I hope this explains it better.

ptrblck · April 17, 2020, 12:48am

You could set the requires_grad attribute of both input to True and pass these parameter to the optimizer.
The first step will make sure, that both inputs get gradients, while the latter would of course optimize them using the current loss.

Did you create the “Generate Graph” block in PyTorch?
If that’s the case and also if you didn’t detach the computation graph, you could train the model end2end.
However, if you’ve used non-differentiable methods inside “Generate Graph” or if you’ve used another library such as numpy, you would have to implement the backward method manually.

Pymal · April 17, 2020, 1:02am

I appreciate your time and reply.

That’s exactly my problem.
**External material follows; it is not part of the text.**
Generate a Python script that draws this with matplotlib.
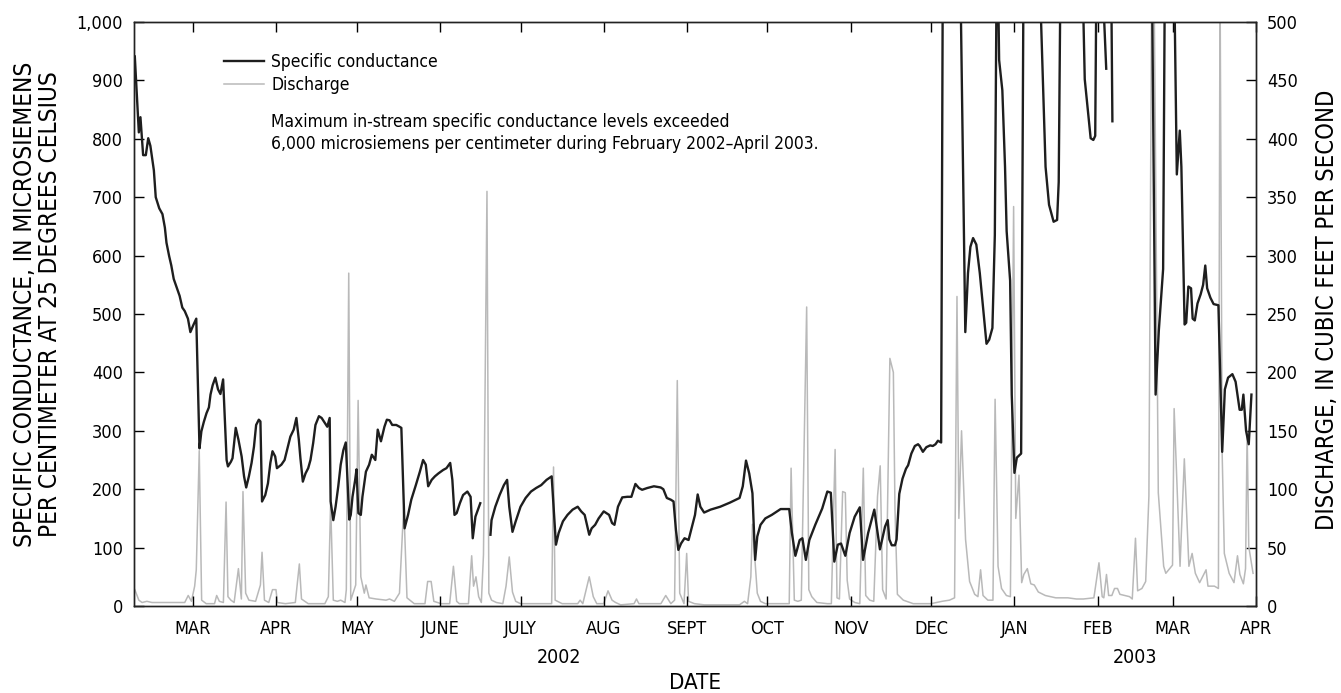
from datetime import datetime
import numpy as np
import matplotlib
matplotlib.use("Agg")
from matplotlib import pyplot as plt
import matplotlib.dates as mdates
from matplotlib.ticker import FuncFormatter, MultipleLocator
from matplotlib.transforms import blended_transform_factory

# days counted from 1 March 2002
base = datetime(2002, 3, 1)
nan = float("nan")

cond_day = [-21.7, -20.2, -19.6, -18.6, -17.6, -16.7, -15.9, -14.6, -13.9, -12.6, -11.4, -10.5,
            -9.9, -8.9, -8.1, -7.2, -6.2, -5.0, -4.0, -3.1, -1.9, -1.0, 0.2, 1.2,
            2.4, 3.1, 4.0, 5.0, 5.9, 6.5, 7.3, 8.3, 9.3, 10.2, 11.2, 12.5, 13.0, 14.1, 14.7,
            15.9, 16.9, 18.1, 19.0, 19.8, 20.8, 21.8, 22.7, 23.5, 24.5, 25.1, 25.7, 26.9,
            27.9, 28.8, 29.6, 30.6, 31.25, 32.9, 34.1, 35.0, 36.25, 37.5, 38.5, 39.4, 40.0,
            40.9, 41.9, 42.9, 43.75, 44.75, 45.6, 46.9, 47.9, 48.75, 50.0, 50.9, 51.25, 52.25,
            53.1, 54.1, 55.0, 56.0, 56.9, 58.2, 58.75, 59.4, 60.4, 60.9, 61.6, 62.5, 63.1,
            64.4, 65.6, 66.6, 67.9, 68.8, 70.0, 71.3, 72.2, 73.2, 74.2, 75.7, 76.9, 77.6,
            78.8, 80.1, 81.3, 83.0, 84.5, 85.7, 86.7, 87.6, 88.9, 90.1, 91.4, 93.2, 94.4,
            95.8, 96.6, 97.4, 98.2, 99.4, 100.6, 102.2, 103.4, 104.2, 105.2, 107.0, 109.0,
            110.8, 111.2, 112.6, 114.2, 115.8, 117.0, 117.8, 119.0, 120.2, 122.0, 123.9,
            125.9, 127.8, 129.7, 131.7, 133.6, 135.2, 136.2, 137.8, 139.5, 141.4, 143.3,
            144.6, 145.9, 147.6, 148.5, 149.8, 151.1, 153.0, 155.0, 156.1, 157.0, 158.3,
            159.9, 161.8, 163.3, 164.8, 166.1, 167.3, 169.2, 171.7, 174.2, 175.2, 176.5,
            178.0, 179.0, 179.9, 180.8, 181.8, 183.1, 184.6, 186.2, 187.0, 188.0, 189.0,
            190.4, 192.8, 196.4, 200.0, 203.6, 204.8, 206.0, 207.2, 208.4, 209.4, 210.2,
            211.4, 213.2, 215.6, 217.6, 218.9, 222.1, 223.1, 224.4, 226.0, 227.0, 228.3,
            229.6, 231.8, 234.4, 236.3, 237.6, 238.9, 240.2, 241.4, 243.0, 244.6, 246.5,
            248.4, 249.6, 251.5, 253.8, 255.9, 257.8, 258.8, 259.4, 260.3, 261.5, 262.1,
            263.1, 264.3, 265.6, 266.4, 267.6, 268.9, 270.1, 270.7, 271.9, 273.2, 274.6,
            275.6, 276.6, 277.5, 278.7, 279.4, 280.0, 285.5, 285.8, 287.7, 288.7, 289.6,
            290.6, 291.8, 293.1, 294.3, 295.6, 296.6, 297.8, 298.7, 299.4, 299.8, 300.3,
            301.5, 302.5, 303.1, 304.4, 305.0, 306.0, 306.9, 308.5, 309.4, 310.0, 315.4,
            315.6, 317.6, 318.9, 320.6, 321.9, 322.5, 323.1, 324.0, 331.0, 331.5, 332.2,
            333.5, 334.4, 335.4, 336.1, 336.5, 337.0, 338.8, 339.0, 340.2, 341.0, 342.1,
            342.5, 350.0, 357.2, 358.6, 359.8, 361.4, 362.0, 362.5, 365.3, 365.6, 366.5,
            367.6, 368.2, 369.4, 370.0, 370.8, 371.8, 372.4, 373.2, 374.2, 375.4, 376.3,
            377.1, 377.8, 379.0, 380.2, 382.0, 383.4, 384.4, 385.6, 387.2, 388.4, 389.9,
            390.7, 391.3, 392.3, 393.3, 394.3]
cond_val = [941, 811, 837, 772, 772, 801, 788, 746, 700, 681, 671, 648,
            622, 599, 583, 560, 547, 531, 511, 505, 492, 469, 482, 492,
            270, 299, 315, 330, 340, 362, 378, 391, 371, 363, 388, 250, 239, 247, 253,
            305, 285, 256, 222, 203, 222, 245, 273, 310, 319, 316, 179, 190,
            210, 245, 265, 256, 236, 242, 250, 267, 290, 302, 322, 285, 253,
            213, 227, 236, 250, 279, 310, 325, 322, 316, 307, 322, 179, 147,
            170, 205, 242, 267, 280, 148, 156, 187, 216, 234, 159, 156, 187,
            230, 242, 259, 250, 302, 282, 307, 319, 318, 310, 310, 307, 305,
            133, 156, 182, 207, 230, 250, 242, 205, 216, 222, 227, 233, 236,
            245, 216, 156, 159, 176, 190, 196, 187, 116, 153, 176, nan,
            122, 147, 170, 190, 207, 216, 170, 127, 145, 170, 185,
            196, 202, 207, 216, 222, 105, 125, 145, 156, 165, 170,
            162, 156, 122, 133, 139, 150, 162, 156, 142, 139, 170,
            186, 187, 187, 209, 202, 199, 202, 205, 203, 200, 185,
            182, 179, 130, 96, 107, 116, 113, 142, 156, 191, 170,
            160, 165, 170, 177, 185, 205, 249, 227, 193, 79, 119,
            139, 150, 156, 162, 166, 166, 125, 86, 113, 116, 79,
            113, 139, 167, 196, 194, 76, 105, 107, 86, 125, 153,
            169, 79, 125, 165, 97, 136, 147, 114, 104, 104, 114,
            192, 218, 235, 241, 261, 274, 277, 274, 264, 272, 275,
            274, 277, 283, 280, 1200, 3000, 3000, 1100, 469, 570, 615,
            630, 619, 570, 511, 449, 456, 476, 635, 1100, 1100, 935,
            883, 752, 642, 557, 362, 228, 254, 261, 1100, 3000, 3000,
            1050, 752, 687, 658, 661, 726, 1050, 3000, 3000, 1050, 902,
            843, 801, 798, 805, 1050, 3000, 3000, 1050, 920, nan, 1050,
            830, nan, 1100, 362, 472, 577, 1050, 3000, 3000, 1050, 739,
            814, 752, 482, 485, 547, 544, 492, 489, 518, 534, 550,
            583, 544, 528, 517, 515, 264, 371, 391, 397, 384, 336,
            336, 362, 300, 277, 362]

dis_day = [-21.7, -20.2, -19.0, -17.2, -15.3, -9.8, -3.1, -1.8, -0.6, 0.6, 1.2, 2.3, 3.2,
           4.9, 8.0, 8.8, 9.8, 11.3, 12.3, 13.0, 14.1, 15.3, 16.9, 18.0, 18.6, 19.6, 20.8,
           23.3, 25.1, 25.7, 26.6, 28.2, 29.6, 30.9, 31.4, 34.4, 38.1, 39.6, 40.4, 42.9,
           49.1, 50.4, 51.25, 52.25, 53.75, 55.0, 56.6, 57.1, 58.0, 58.75, 59.6, 60.6, 61.5,
           62.5, 63.8, 64.4, 65.6, 68.2, 71.9, 73.2, 75.0, 76.9, 78.5, 79.7, 82.4, 86.4,
           87.4, 88.7, 89.7, 92.4, 95.6, 97.0, 98.2, 99.2, 102.6, 103.8, 104.5, 105.4,
           106.4, 107.4, 108.2, 109.5, 110.2, 111.2, 113.0, 115.4, 116.6, 117.8, 119.0,
           120.2, 122.0, 133.6, 134.3, 134.9, 137.5, 143.3, 144.2, 145.2, 147.6, 149.1,
           150.4, 153.0, 154.6, 156.1, 157.4, 159.3, 164.3, 165.2, 166.1, 174.3, 176.1,
           178.0, 179.4, 180.4, 181.3, 182.9, 183.9, 184.6, 186.8, 190.4, 203.6, 205.4,
           206.6, 207.8, 208.4, 210.2, 211.4, 213.2, 222.1, 222.8, 224.0, 225.3, 226.6,
           228.6, 229.4, 230.5, 232.4, 236.3, 237.8, 239.2, 239.9, 240.8, 242.0, 243.0,
           243.7, 244.6, 246.5, 248.4, 249.7, 250.6, 252.1, 253.6, 255.0, 256.0, 256.9,
           258.2, 259.6, 260.9, 261.5, 262.4, 264.6, 268.3, 275.0, 279.0, 281.8, 283.7,
           284.6, 285.3, 286.3, 287.8, 289.3, 291.2, 292.4, 293.4, 294.3, 296.1, 298.0,
           298.8, 299.9, 301.2, 303.0, 304.5, 305.7, 306.5, 307.7, 308.7, 309.5, 310.8,
           312.1, 313.4, 314.9, 317.5, 321.4, 325.9, 329.1, 331.7, 335.6, 337.5, 338.7,
           339.3, 340.3, 341.1, 342.3, 343.3, 344.4, 345.3, 347.1, 348.9, 349.9, 351.1,
           351.9, 353.5, 354.9, 356.1, 357.2, 358.0, 359.6, 361.6, 362.4, 364.9, 365.5,
           367.7, 369.3, 371.0, 372.2, 373.4, 375.0, 377.4, 378.1, 380.5, 382.0, 382.6,
           383.4, 384.2, 386.0, 387.8, 389.1, 390.0, 391.3, 392.1, 392.7, 393.3, 394.9]
dis_val = [14, 5, 3, 4, 3, 3, 3, 9, 4, 17, 31, 133, 5,
           2, 2, 9, 4, 3, 89, 8, 5, 3, 32, 6, 98, 11, 5,
           4, 18, 46, 5, 3, 14, 14, 3, 2, 3, 36, 6, 2,
           2, 8, 88, 5, 4, 5, 3, 14, 285, 5, 11, 18, 176,
           25, 11, 18, 7, 6, 5, 6, 4, 11, 86, 7, 2, 2,
           21, 21, 4, 2, 2, 34, 4, 2, 2, 43, 17, 25,
           8, 3, 44, 355, 11, 5, 3, 2, 17, 42, 12,
           4, 2, 2, 119, 5, 2, 2, 5, 2, 25, 8,
           2, 2, 13, 5, 3, 1, 2, 6, 2, 2, 9,
           2, 5, 193, 11, 2, 45, 4, 2, 1, 1, 4,
           2, 25, 70, 11, 4, 2, 2, 118, 5, 4, 5,
           256, 14, 8, 3, 2, 2, 134, 7, 6, 98, 97,
           22, 6, 3, 2, 118, 9, 5, 4, 94, 120, 14,
           6, 212, 200, 83, 10, 5, 2, 2, 4, 5, 7,
           265, 75, 150, 57, 21, 10, 8, 31, 9, 5, 5,
           177, 34, 15, 9, 8, 342, 75, 112, 20, 27, 32,
           19, 18, 12, 9, 7, 7, 6, 6, 7, 37, 8,
           7, 27, 9, 9, 15, 15, 10, 9, 8, 6, 58,
           13, 15, 21, 94, 560, 540, 97, 34, 28, 35, 169,
           34, 126, 34, 45, 28, 20, 31, 17, 17, 15, 540,
           130, 45, 28, 20, 43, 27, 19, 32, 149, 51, 28]

month_ticks = [datetime(2002, m, 1) for m in range(3, 13)] + [datetime(2003, m, 1) for m in range(1, 5)]
month_labels = ["MAR", "APR", "MAY", "JUNE", "JULY", "AUG", "SEPT", "OCT", "NOV",
                "DEC", "JAN", "FEB", "MAR", "APR"]

plt.rcParams["font.family"] = ["DejaVu Sans"]
plt.rcParams["font.stretch"] = "condensed"
plt.rcParams["font.size"] = 13

t0 = mdates.date2num(base)
cx = t0 + np.array(cond_day)
dx = t0 + np.array(dis_day)

fig = plt.figure(figsize=(13.41, 6.93), dpi=100)
ax = fig.add_axes([134 / 1341, 87 / 693, 1122 / 1341, 584 / 693])
ax2 = ax.twinx()
ax.set_zorder(ax2.get_zorder() + 1)
ax.patch.set_visible(False)

l2, = ax2.plot(dx, dis_val, color="#b9b9b9", lw=1.1)
l1, = ax.plot(cx, cond_val, color="#1e1e1e", lw=1.7)

ax.set_xlim(t0 - 22, t0 + 396)
ax.set_ylim(0, 1000)
ax2.set_ylim(0, 500)
ax.yaxis.set_major_locator(MultipleLocator(100))
ax2.yaxis.set_major_locator(MultipleLocator(50))
ax.yaxis.set_major_formatter(FuncFormatter(lambda v, p: f"{int(v):,}"))
ax.set_xticks([mdates.date2num(d) for d in month_ticks])
ax.set_xticklabels(month_labels)

ax.tick_params(axis="x", direction="in", length=7.5, width=1, top=True, pad=10, labelsize=13)
ax.tick_params(axis="y", direction="in", length=7.5, width=1, pad=8, labelsize=13)
ax2.tick_params(axis="y", direction="in", length=7.5, width=1, pad=8, labelsize=13)
for a in (ax, ax2):
    for s in a.spines.values():
        s.set_linewidth(1.0)
        s.set_color("#222222")

ax.set_ylabel("SPECIFIC CONDUCTANCE, IN MICROSIEMENS\nPER CENTIMETER AT 25 DEGREES CELSIUS",
              fontsize=17.5, linespacing=1.05)
ax.yaxis.set_label_coords(-0.064, 0.517)
ax2.set_ylabel("DISCHARGE, IN CUBIC FEET PER SECOND", fontsize=17, rotation=90)
ax2.yaxis.set_label_coords(1.053, 0.507)

tr = blended_transform_factory(ax.transData, ax.transAxes)
ax.text(t0 + 136.5, -0.088, "2002", transform=tr, ha="center", va="center", fontsize=14)
ax.text(t0 + 351, -0.088, "2003", transform=tr, ha="center", va="center", fontsize=14)
ax.text(0.5, -0.132, "DATE", transform=ax.transAxes, ha="center", va="center", fontsize=16)

ax.legend([l1, l2], ["Specific conductance", "Discharge"], loc="upper left",
          bbox_to_anchor=(0.066, 0.973), frameon=False, handlelength=2.3,
          handletextpad=0.45, labelspacing=0.28, fontsize=12.5)
ax.text(0.122, 0.845, "Maximum in-stream specific conductance levels exceeded\n"
        "6,000 microsiemens per centimeter during February 2002\u2013April 2003.",
        transform=ax.transAxes, ha="left", va="top", fontsize=12.5, linespacing=1.3)

fig.savefig("out.png", dpi=100)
I didn’t create “generate graph” in pytorch, in fact I use an external library for that. So I believe it causes the computational graph to detach as you mentioned.

I think I don’t want the “generate graph” block to be included in the training process (there is nothing to be learned), is that possible?

ptrblck · April 17, 2020, 1:08am

Yes, that would be possible.
However, would you want to train CNN and f?
If so, that wouldn’t be possible, since the computation graph will be detached by “Generate Graph”.

Pymal · April 17, 2020, 11:37am

Yes I want to train CNN. Based on what you suggest I think my option is that I only update the feature matrix in the GCN network and keep the adjacency matrix A fixed.

f = CNN(input)
output = GCN(f, A)

where A is fixed and generated using a pre-processing module. Something like this:
Untitled drawing
Is this feasible?

ptrblck · April 18, 2020, 1:26am

That would be possible, if e.g. you are multiplying f with A or use any other differentiable operation.

pnnaman · February 20, 2024, 8:22am

Hey @ptrblck
If you don’t mind, I have a follow-up. I am trying to create a GCN model (using dgl with PyTorch backend). Layer 1 (a GraphConv layer) takes as inputs an n x d1 and outputs m x d2. The output of the first layer is then fed to the second layer.

x1 = layer1(f) # f is the original input to layer 1
x2 = layer2(x1)  # output of layer 1 is given as input to the layer 2.

I want to make changes to x1 (for instance, update a few rows) before feeding it to the second layer. The current solution I have implemented is as follows -

x1 = layer1(f) # f is the original input to layer 1
y = torch.clone(x1) # since in place update isn't allowed
...                 # make changes to y
x1 = y          # assign y back to x1
x2 = layer2(x1)  # output of layer 1 is given as input to the layer 2.

Is this a valid way to do this? Would the backward pass work as expected in this case?

ptrblck · February 20, 2024, 1:21pm

It depends on the manipulation of y and how it was performed.

pnnaman · February 21, 2024, 8:30am

I update some tensors in y

y[indices_to_update] = tensor of appropriate dimensions